Speaking of Handyman, he did a great job on making a slab for the gas bottles to sit on. And Barney promptly immortalised himself in the fresh concrete.


This is what that area used to look like - the end of the porch was pretty (now enclosed), but the ground sloped down in that spot and there was a broken concrete path that lead into the wall, and gravel. A mess basically. Having the slab there gives us a level area not only for the gas bottles but for my collection of junk decorative garden art.


Meanwhile, back in the kitchen a big hole appeared in the floor. This is where the floor dipped by almost an inch towards the wall. Handyman lifted the boards and raised up the joists to level out the floor, then he and Wayne moved the plumbing to the other wall where the sink and dishwasher are to be located.


It made total sense to use that huge hole to move pipes than to squeeze through a tiny door at the far end of the house and have to crawl under the house, dodging spiders all the way to the kitchen. It was a door direct to the spot they needed to get to. It would've been silly not to take advantage of it.

Neither Wayne nor Handyman were too upset about not becoming better acquainted with the arachnids under the floor.
So, plumbing moved. Gas fitted. Electrics almost done (will they ever be finished? I'm not sure.) Pine lining started. Floor work started.


Started. There's still one piece of masonite to be removed.
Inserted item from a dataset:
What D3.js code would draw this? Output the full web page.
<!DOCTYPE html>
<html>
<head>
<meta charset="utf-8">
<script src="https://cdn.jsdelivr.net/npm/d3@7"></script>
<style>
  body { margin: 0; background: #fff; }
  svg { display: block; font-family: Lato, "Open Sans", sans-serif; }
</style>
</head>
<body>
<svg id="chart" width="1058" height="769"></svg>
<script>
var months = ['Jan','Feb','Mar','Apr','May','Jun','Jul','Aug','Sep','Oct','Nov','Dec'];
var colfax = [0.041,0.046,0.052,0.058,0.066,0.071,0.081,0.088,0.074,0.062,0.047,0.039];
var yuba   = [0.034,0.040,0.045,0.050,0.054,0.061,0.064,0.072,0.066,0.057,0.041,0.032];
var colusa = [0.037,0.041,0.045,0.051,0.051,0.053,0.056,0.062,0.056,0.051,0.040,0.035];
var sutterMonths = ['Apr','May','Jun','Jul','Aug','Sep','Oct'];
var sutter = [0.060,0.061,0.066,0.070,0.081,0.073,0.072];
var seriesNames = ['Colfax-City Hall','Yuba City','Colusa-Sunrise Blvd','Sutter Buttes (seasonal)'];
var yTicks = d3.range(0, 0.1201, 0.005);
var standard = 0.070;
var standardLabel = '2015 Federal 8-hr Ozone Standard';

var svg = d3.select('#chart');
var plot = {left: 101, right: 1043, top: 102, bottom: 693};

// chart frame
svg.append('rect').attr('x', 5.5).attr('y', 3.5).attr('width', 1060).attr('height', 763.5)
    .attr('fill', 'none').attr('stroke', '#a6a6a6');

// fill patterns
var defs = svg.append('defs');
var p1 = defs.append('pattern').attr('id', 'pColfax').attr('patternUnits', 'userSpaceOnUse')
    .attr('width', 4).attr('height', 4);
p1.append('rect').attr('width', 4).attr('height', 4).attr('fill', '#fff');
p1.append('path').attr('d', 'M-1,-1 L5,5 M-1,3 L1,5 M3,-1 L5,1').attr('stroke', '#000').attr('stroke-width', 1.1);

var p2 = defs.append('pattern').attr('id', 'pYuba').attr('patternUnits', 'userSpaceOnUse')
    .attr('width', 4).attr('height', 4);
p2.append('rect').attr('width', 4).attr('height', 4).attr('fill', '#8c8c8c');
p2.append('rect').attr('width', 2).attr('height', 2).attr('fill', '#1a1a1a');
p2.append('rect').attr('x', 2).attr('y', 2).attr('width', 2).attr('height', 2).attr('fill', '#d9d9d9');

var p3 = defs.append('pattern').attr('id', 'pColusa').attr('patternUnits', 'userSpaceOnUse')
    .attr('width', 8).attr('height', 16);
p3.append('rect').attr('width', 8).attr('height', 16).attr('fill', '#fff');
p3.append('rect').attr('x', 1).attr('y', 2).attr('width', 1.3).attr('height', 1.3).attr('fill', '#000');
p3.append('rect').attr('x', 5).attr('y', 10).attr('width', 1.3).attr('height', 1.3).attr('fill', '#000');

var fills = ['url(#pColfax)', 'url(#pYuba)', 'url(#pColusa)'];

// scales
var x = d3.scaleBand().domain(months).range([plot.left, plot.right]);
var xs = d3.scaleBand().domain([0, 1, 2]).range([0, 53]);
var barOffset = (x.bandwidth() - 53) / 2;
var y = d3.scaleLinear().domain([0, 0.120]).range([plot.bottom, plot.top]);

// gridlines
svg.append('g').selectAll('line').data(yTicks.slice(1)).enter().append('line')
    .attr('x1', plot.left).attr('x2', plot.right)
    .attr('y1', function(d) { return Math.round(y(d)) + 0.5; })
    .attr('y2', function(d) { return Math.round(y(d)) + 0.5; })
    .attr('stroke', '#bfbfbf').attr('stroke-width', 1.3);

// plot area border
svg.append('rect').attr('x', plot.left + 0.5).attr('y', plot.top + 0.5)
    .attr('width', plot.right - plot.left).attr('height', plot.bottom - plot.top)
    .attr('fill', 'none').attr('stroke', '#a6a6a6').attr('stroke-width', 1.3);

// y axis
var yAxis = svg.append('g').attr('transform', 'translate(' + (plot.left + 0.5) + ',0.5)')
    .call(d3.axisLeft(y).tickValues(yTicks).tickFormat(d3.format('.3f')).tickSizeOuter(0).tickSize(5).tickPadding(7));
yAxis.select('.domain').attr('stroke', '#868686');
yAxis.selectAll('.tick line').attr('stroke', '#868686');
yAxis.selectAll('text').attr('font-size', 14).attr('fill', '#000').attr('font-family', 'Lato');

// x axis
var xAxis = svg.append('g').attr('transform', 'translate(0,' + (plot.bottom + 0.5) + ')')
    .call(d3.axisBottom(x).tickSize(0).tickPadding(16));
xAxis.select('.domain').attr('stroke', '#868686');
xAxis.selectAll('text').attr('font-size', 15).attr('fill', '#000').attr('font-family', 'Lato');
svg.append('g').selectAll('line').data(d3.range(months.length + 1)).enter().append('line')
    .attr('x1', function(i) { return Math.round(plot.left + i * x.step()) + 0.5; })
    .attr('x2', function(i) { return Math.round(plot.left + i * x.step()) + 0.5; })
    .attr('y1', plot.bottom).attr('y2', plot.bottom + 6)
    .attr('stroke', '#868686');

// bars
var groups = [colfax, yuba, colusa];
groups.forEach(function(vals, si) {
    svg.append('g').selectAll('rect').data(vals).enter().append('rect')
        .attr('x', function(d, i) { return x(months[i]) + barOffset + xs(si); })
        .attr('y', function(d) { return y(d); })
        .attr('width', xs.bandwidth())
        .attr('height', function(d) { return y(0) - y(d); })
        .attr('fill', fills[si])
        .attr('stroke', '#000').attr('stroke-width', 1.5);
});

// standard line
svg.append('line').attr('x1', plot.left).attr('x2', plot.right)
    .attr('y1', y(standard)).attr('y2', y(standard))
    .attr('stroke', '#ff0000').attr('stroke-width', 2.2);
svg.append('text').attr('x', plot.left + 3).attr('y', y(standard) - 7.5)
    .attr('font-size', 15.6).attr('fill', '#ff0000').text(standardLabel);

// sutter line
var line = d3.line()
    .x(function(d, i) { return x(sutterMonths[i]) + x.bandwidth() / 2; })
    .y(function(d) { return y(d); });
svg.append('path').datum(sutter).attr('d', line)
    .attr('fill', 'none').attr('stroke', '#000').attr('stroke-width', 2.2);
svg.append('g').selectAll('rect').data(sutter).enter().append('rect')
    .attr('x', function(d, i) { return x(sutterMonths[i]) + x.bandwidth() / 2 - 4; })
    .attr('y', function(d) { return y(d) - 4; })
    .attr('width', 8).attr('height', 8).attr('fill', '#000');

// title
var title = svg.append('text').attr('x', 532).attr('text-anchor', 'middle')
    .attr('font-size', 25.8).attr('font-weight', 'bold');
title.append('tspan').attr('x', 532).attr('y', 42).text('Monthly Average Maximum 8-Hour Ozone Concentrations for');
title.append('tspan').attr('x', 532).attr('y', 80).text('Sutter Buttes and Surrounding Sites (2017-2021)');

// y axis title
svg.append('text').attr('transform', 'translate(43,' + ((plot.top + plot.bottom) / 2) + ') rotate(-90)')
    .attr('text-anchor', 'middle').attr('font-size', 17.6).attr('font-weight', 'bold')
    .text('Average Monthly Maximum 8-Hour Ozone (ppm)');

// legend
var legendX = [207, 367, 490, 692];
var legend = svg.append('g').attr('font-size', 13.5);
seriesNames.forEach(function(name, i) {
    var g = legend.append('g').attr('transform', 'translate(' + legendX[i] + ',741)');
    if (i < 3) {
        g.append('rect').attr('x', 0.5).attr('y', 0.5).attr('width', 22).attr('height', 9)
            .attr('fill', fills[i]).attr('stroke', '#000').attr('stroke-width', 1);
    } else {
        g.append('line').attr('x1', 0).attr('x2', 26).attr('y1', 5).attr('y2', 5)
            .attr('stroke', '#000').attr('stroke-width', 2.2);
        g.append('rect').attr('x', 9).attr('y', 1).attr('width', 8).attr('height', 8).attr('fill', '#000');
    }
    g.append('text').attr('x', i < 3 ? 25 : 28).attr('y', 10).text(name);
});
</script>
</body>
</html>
All nails have been removed or punched in on the rest of the floor and I've started sanding with the belt sander.

That may seem extreme considering I can hire a floor sander, but here's the thinking...

1. I can't lift a floor sander by myself. Sure, I have Wayne to do the heavy lifting, but he won't be here when I'm doing it. Or shall I say, when I plan on doing it...*

2. I rather like the 'unprofessional' finish. I like character and imperfections. I want the floor to look old - not brand new and slickly polished.

3. I have nothing better to do than crawl around on my hands and knees sanding the floor.

4. I'm insane.

So, the plan is to have the floor sanded and give it one coat (or two) before Sunday.

That's the plan...

More on that later!

z


*Plans - those things which are made only to be messed up.